• _Exercise directions_: Omit the pictures, then reproduce every remaining record exactly.

--- start ---

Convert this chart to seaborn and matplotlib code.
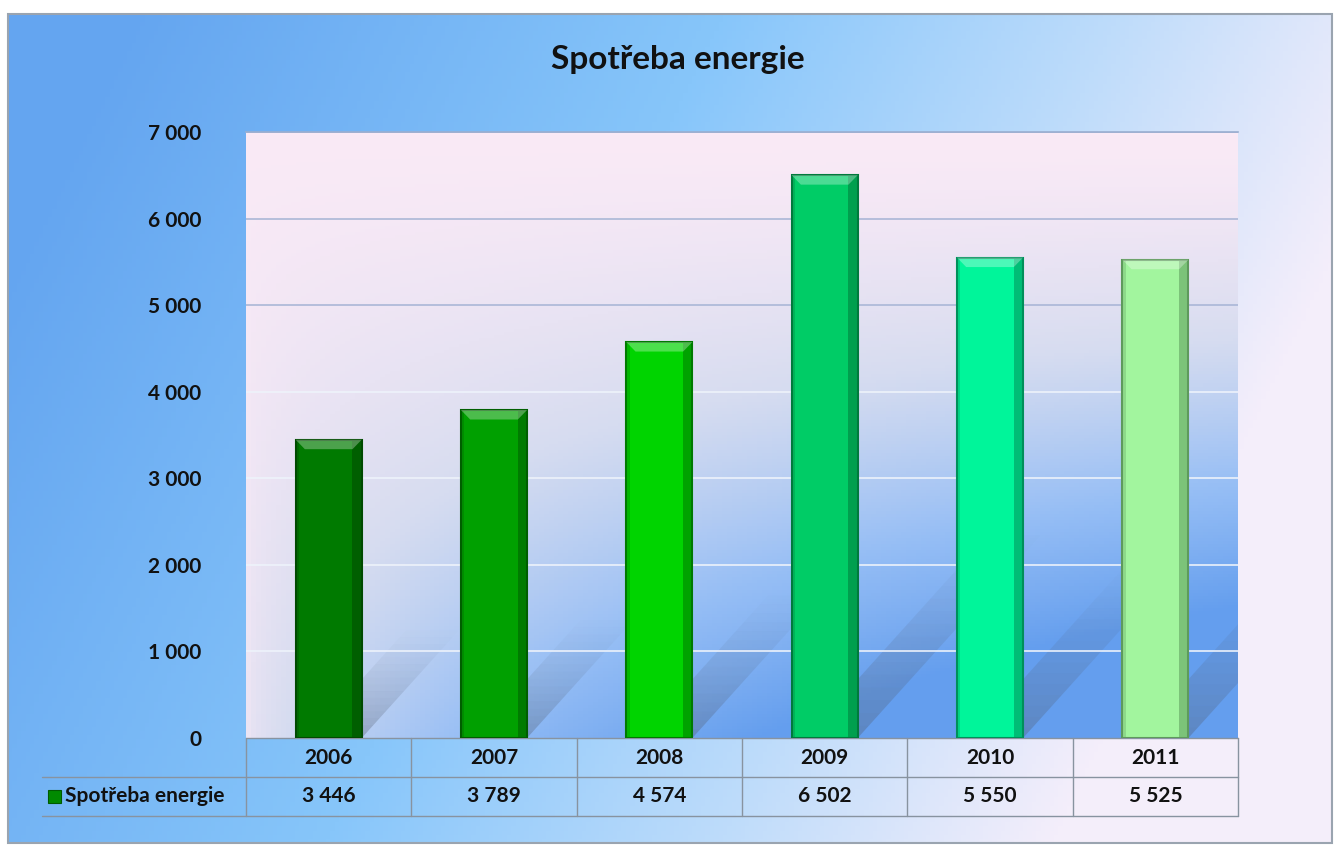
import numpy as np
import pandas as pd
import matplotlib
matplotlib.use("Agg")
import matplotlib.pyplot as plt
from matplotlib.patches import Polygon, Rectangle
import seaborn as sns

# data
years = ["2006", "2007", "2008", "2009", "2010", "2011"]
values = [3446, 3789, 4574, 6502, 5550, 5525]
bar_colors = ["#007a00", "#00a000", "#00d400", "#00cc66", "#00f59a", "#a2f59e"]
edge_colors = ["#004a00", "#005e00", "#007a00", "#007a3c", "#00905a", "#5e9a5c"]
series_name = "Spotřeba energie"
title = "Spotřeba energie"

sns.set_theme(style="white")
plt.rcParams['font.family'] = ['Lato', 'DejaVu Sans']

W, H = 1341, 851
fig = plt.figure(figsize=(W / 100, H / 100), dpi=100)
fig.patch.set_facecolor("white")


def ramp(t, stops, cols):
    cols = np.array(cols) / 255
    return np.stack([np.interp(t, stops, cols[:, c]) for c in range(3)], axis=-1)


# figure background gradient (blue left -> pale right)
bg = fig.add_axes([0, 0, 1, 1])
bg.set_axis_off()
u = np.linspace(0, 1, 300)[None, :]
v = np.linspace(0, 1, 200)[:, None]  # 0 top, 1 bottom
t = np.clip(u + (v - 0.3) * 0.3, 0, 1)
img = ramp(t, [0, 0.45, 0.75, 1.0],
           [(100, 165, 240), (135, 198, 250), (190, 220, 250), (244, 238, 250)])
fx0, fx1 = 8 / W, 1332 / W
fy0, fy1 = 1 - 843 / H, 1 - 14 / H
bg.imshow(img, extent=[fx0, fx1, fy0, fy1], aspect="auto", zorder=0)
bg.add_patch(Rectangle((fx0, fy0), fx1 - fx0, fy1 - fy0, fill=False,
                       edgecolor="#9aa4b0", lw=1.5, zorder=2))
bg.set_xlim(0, 1)
bg.set_ylim(0, 1)

# plot area
ax = fig.add_axes([246 / W, 1 - 738 / H, 992 / W, 606 / H])
n = len(years)
pu = np.linspace(0, 1, 200)[None, :]
pv = np.linspace(0, 1, 200)[:, None]  # 0 top
pt = np.clip(pu ** 0.6 * pv ** 1.5 * 1.3 + pv * 0.12, 0, 1)
pimg = ramp(pt, [0, 0.3, 0.65, 1.0],
            [(250, 234, 246), (214, 220, 240), (150, 190, 245), (100, 158, 238)])
ax.imshow(pimg, extent=[-0.5, n - 0.5, 0, 7000], aspect="auto", zorder=0)

# soft shadows behind bars
for i, val in enumerate(values):
    dx = 0.17 * val / 1000
    dy = 0.36 * val
    steps = 16
    for s in range(steps):
        a0, a1 = s / steps, (s + 1) / steps
        pts = [(i - 0.12 + dx * a0, dy * a0), (i + 0.2 + dx * a0, dy * a0),
               (i + 0.2 + dx * a1, dy * a1), (i - 0.12 + dx * a1, dy * a1)]
        ax.add_patch(Polygon(pts, closed=True, facecolor="#505868",
                             alpha=0.32 * (1 - a0) ** 1.4, lw=0, zorder=1))

df = pd.DataFrame({"year": years, "value": values})
sns.barplot(data=df, x="year", y="value", hue="year", palette=bar_colors,
            width=0.4, legend=False, ax=ax, zorder=3, saturation=1)
for patch, ec in zip(ax.patches[-n:], edge_colors):
    patch.set_edgecolor(ec)
    patch.set_linewidth(1.5)
    # bevel: darker right side, lighter top chamfer
    x0, w, h = patch.get_x(), patch.get_width(), patch.get_height()
    ax.add_patch(Rectangle((x0 + w * 0.86, 0), w * 0.14, h, facecolor=ec,
                           alpha=0.55, lw=0, zorder=4))
    ax.add_patch(Rectangle((x0, 0), w * 0.05, h, facecolor=ec,
                           alpha=0.3, lw=0, zorder=4))
    ax.add_patch(Polygon([(x0, h), (x0 + w, h), (x0 + w * 0.86, h - 110),
                          (x0 + w * 0.14, h - 110)], closed=True,
                         facecolor="white", alpha=0.3, lw=0, zorder=4))

ax.set_xlim(-0.5, n - 0.5)
ax.set_ylim(0, 7000)
ax.set_yticks(range(0, 7001, 1000))
ax.set_yticklabels([f"{y:,}".replace(",", " ") for y in range(0, 7001, 1000)],
                   fontsize=15, fontweight="bold", color="#111111")
ax.tick_params(axis="y", length=0, pad=32)
ax.set_xticks([])
ax.set_xlabel("")
ax.set_ylabel("")
for y in range(1000, 7001, 1000):
    gc = "#a9b6d6" if y >= 5000 else "#eef3fb"
    ax.axhline(y, color=gc, lw=1.3, zorder=2, alpha=0.9)
for sp in ["left", "right", "bottom"]:
    ax.spines[sp].set_visible(False)
ax.spines["top"].set_color("#9aaed0")
ax.spines["top"].set_linewidth(1.2)

# data table under the plot
row_h = 39 / 606
lab_x0 = (42 - 246) / 992
line_kw = dict(color="#8893a0", lw=1, transform=ax.transAxes, clip_on=False)
ax.plot([lab_x0, 1], [-row_h, -row_h], **line_kw)
ax.plot([lab_x0, 1], [-2 * row_h, -2 * row_h], **line_kw)
ax.plot([0, 1], [0, 0], **line_kw)
for k in range(n + 1):
    ax.plot([k / n, k / n], [0, -2 * row_h], **line_kw)
for k, (yr, val) in enumerate(zip(years, values)):
    xc = (k + 0.5) / n
    ax.text(xc, -0.5 * row_h, yr, transform=ax.transAxes, ha="center", va="center",
            fontsize=15, fontweight="bold", color="#111111")
    ax.text(xc, -1.5 * row_h, f"{val:,}".replace(",", " "), transform=ax.transAxes,
            ha="center", va="center", fontsize=15, fontweight="bold", color="#111111")
ax.add_patch(Rectangle(((48 - 246) / 992, -1.5 * row_h - 0.011), 13 / 992, 0.022,
                       transform=ax.transAxes, clip_on=False, facecolor="#008a00",
                       edgecolor="#005a00", lw=0.8))
ax.text((65 - 246) / 992, -1.5 * row_h, series_name, transform=ax.transAxes,
        ha="left", va="center", fontsize=15, fontweight="bold", color="#111111")

fig.text(678 / W, 1 - 60 / H, title, ha="center", va="center",
         fontsize=24, fontweight="bold", color="#111111")

fig.savefig("out.png", dpi=100)
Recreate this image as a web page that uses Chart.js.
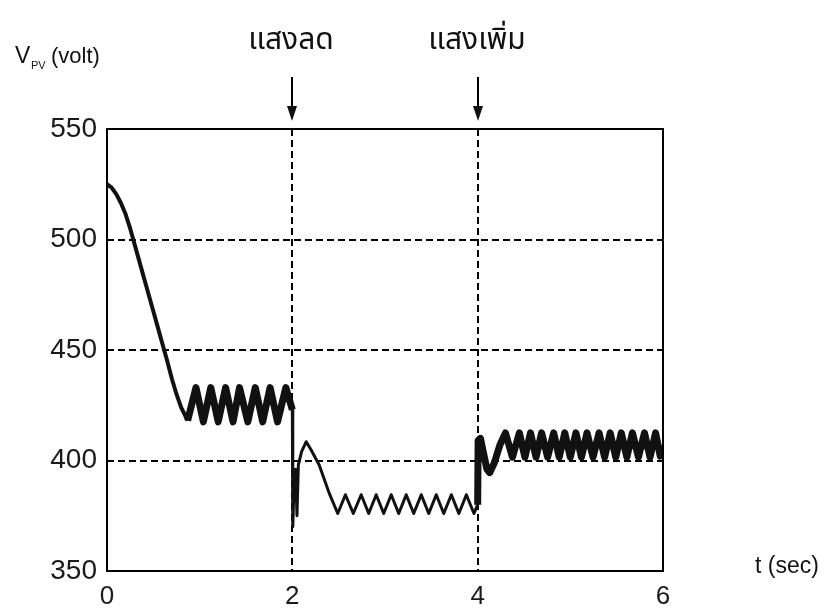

--- end ---

• _Task result_:
Convert this chart to seaborn and matplotlib code.
import numpy as np
import pandas as pd
import matplotlib
matplotlib.use("Agg")
import matplotlib.pyplot as plt
from matplotlib.patches import Polygon, Rectangle
import seaborn as sns

# data
years = ["2006", "2007", "2008", "2009", "2010", "2011"]
values = [3446, 3789, 4574, 6502, 5550, 5525]
bar_colors = ["#007a00", "#00a000", "#00d400", "#00cc66", "#00f59a", "#a2f59e"]
edge_colors = ["#004a00", "#005e00", "#007a00", "#007a3c", "#00905a", "#5e9a5c"]
series_name = "Spotřeba energie"
title = "Spotřeba energie"

sns.set_theme(style="white")
plt.rcParams['font.family'] = ['Lato', 'DejaVu Sans']

W, H = 1341, 851
fig = plt.figure(figsize=(W / 100, H / 100), dpi=100)
fig.patch.set_facecolor("white")


def ramp(t, stops, cols):
    cols = np.array(cols) / 255
    return np.stack([np.interp(t, stops, cols[:, c]) for c in range(3)], axis=-1)


# figure background gradient (blue left -> pale right)
bg = fig.add_axes([0, 0, 1, 1])
bg.set_axis_off()
u = np.linspace(0, 1, 300)[None, :]
v = np.linspace(0, 1, 200)[:, None]  # 0 top, 1 bottom
t = np.clip(u + (v - 0.3) * 0.3, 0, 1)
img = ramp(t, [0, 0.45, 0.75, 1.0],
           [(100, 165, 240), (135, 198, 250), (190, 220, 250), (244, 238, 250)])
fx0, fx1 = 8 / W, 1332 / W
fy0, fy1 = 1 - 843 / H, 1 - 14 / H
bg.imshow(img, extent=[fx0, fx1, fy0, fy1], aspect="auto", zorder=0)
bg.add_patch(Rectangle((fx0, fy0), fx1 - fx0, fy1 - fy0, fill=False,
                       edgecolor="#9aa4b0", lw=1.5, zorder=2))
bg.set_xlim(0, 1)
bg.set_ylim(0, 1)

# plot area
ax = fig.add_axes([246 / W, 1 - 738 / H, 992 / W, 606 / H])
n = len(years)
pu = np.linspace(0, 1, 200)[None, :]
pv = np.linspace(0, 1, 200)[:, None]  # 0 top
pt = np.clip(pu ** 0.6 * pv ** 1.5 * 1.3 + pv * 0.12, 0, 1)
pimg = ramp(pt, [0, 0.3, 0.65, 1.0],
            [(250, 234, 246), (214, 220, 240), (150, 190, 245), (100, 158, 238)])
ax.imshow(pimg, extent=[-0.5, n - 0.5, 0, 7000], aspect="auto", zorder=0)

# soft shadows behind bars
for i, val in enumerate(values):
    dx = 0.17 * val / 1000
    dy = 0.36 * val
    steps = 16
    for s in range(steps):
        a0, a1 = s / steps, (s + 1) / steps
        pts = [(i - 0.12 + dx * a0, dy * a0), (i + 0.2 + dx * a0, dy * a0),
               (i + 0.2 + dx * a1, dy * a1), (i - 0.12 + dx * a1, dy * a1)]
        ax.add_patch(Polygon(pts, closed=True, facecolor="#505868",
                             alpha=0.32 * (1 - a0) ** 1.4, lw=0, zorder=1))

df = pd.DataFrame({"year": years, "value": values})
sns.barplot(data=df, x="year", y="value", hue="year", palette=bar_colors,
            width=0.4, legend=False, ax=ax, zorder=3, saturation=1)
for patch, ec in zip(ax.patches[-n:], edge_colors):
    patch.set_edgecolor(ec)
    patch.set_linewidth(1.5)
    # bevel: darker right side, lighter top chamfer
    x0, w, h = patch.get_x(), patch.get_width(), patch.get_height()
    ax.add_patch(Rectangle((x0 + w * 0.86, 0), w * 0.14, h, facecolor=ec,
                           alpha=0.55, lw=0, zorder=4))
    ax.add_patch(Rectangle((x0, 0), w * 0.05, h, facecolor=ec,
                           alpha=0.3, lw=0, zorder=4))
    ax.add_patch(Polygon([(x0, h), (x0 + w, h), (x0 + w * 0.86, h - 110),
                          (x0 + w * 0.14, h - 110)], closed=True,
                         facecolor="white", alpha=0.3, lw=0, zorder=4))

ax.set_xlim(-0.5, n - 0.5)
ax.set_ylim(0, 7000)
ax.set_yticks(range(0, 7001, 1000))
ax.set_yticklabels([f"{y:,}".replace(",", " ") for y in range(0, 7001, 1000)],
                   fontsize=15, fontweight="bold", color="#111111")
ax.tick_params(axis="y", length=0, pad=32)
ax.set_xticks([])
ax.set_xlabel("")
ax.set_ylabel("")
for y in range(1000, 7001, 1000):
    gc = "#a9b6d6" if y >= 5000 else "#eef3fb"
    ax.axhline(y, color=gc, lw=1.3, zorder=2, alpha=0.9)
for sp in ["left", "right", "bottom"]:
    ax.spines[sp].set_visible(False)
ax.spines["top"].set_color("#9aaed0")
ax.spines["top"].set_linewidth(1.2)

# data table under the plot
row_h = 39 / 606
lab_x0 = (42 - 246) / 992
line_kw = dict(color="#8893a0", lw=1, transform=ax.transAxes, clip_on=False)
ax.plot([lab_x0, 1], [-row_h, -row_h], **line_kw)
ax.plot([lab_x0, 1], [-2 * row_h, -2 * row_h], **line_kw)
ax.plot([0, 1], [0, 0], **line_kw)
for k in range(n + 1):
    ax.plot([k / n, k / n], [0, -2 * row_h], **line_kw)
for k, (yr, val) in enumerate(zip(years, values)):
    xc = (k + 0.5) / n
    ax.text(xc, -0.5 * row_h, yr, transform=ax.transAxes, ha="center", va="center",
            fontsize=15, fontweight="bold", color="#111111")
    ax.text(xc, -1.5 * row_h, f"{val:,}".replace(",", " "), transform=ax.transAxes,
            ha="center", va="center", fontsize=15, fontweight="bold", color="#111111")
ax.add_patch(Rectangle(((48 - 246) / 992, -1.5 * row_h - 0.011), 13 / 992, 0.022,
                       transform=ax.transAxes, clip_on=False, facecolor="#008a00",
                       edgecolor="#005a00", lw=0.8))
ax.text((65 - 246) / 992, -1.5 * row_h, series_name, transform=ax.transAxes,
        ha="left", va="center", fontsize=15, fontweight="bold", color="#111111")

fig.text(678 / W, 1 - 60 / H, title, ha="center", va="center",
         fontsize=24, fontweight="bold", color="#111111")

fig.savefig("out.png", dpi=100)
Recreate this image as a web page that uses Chart.js.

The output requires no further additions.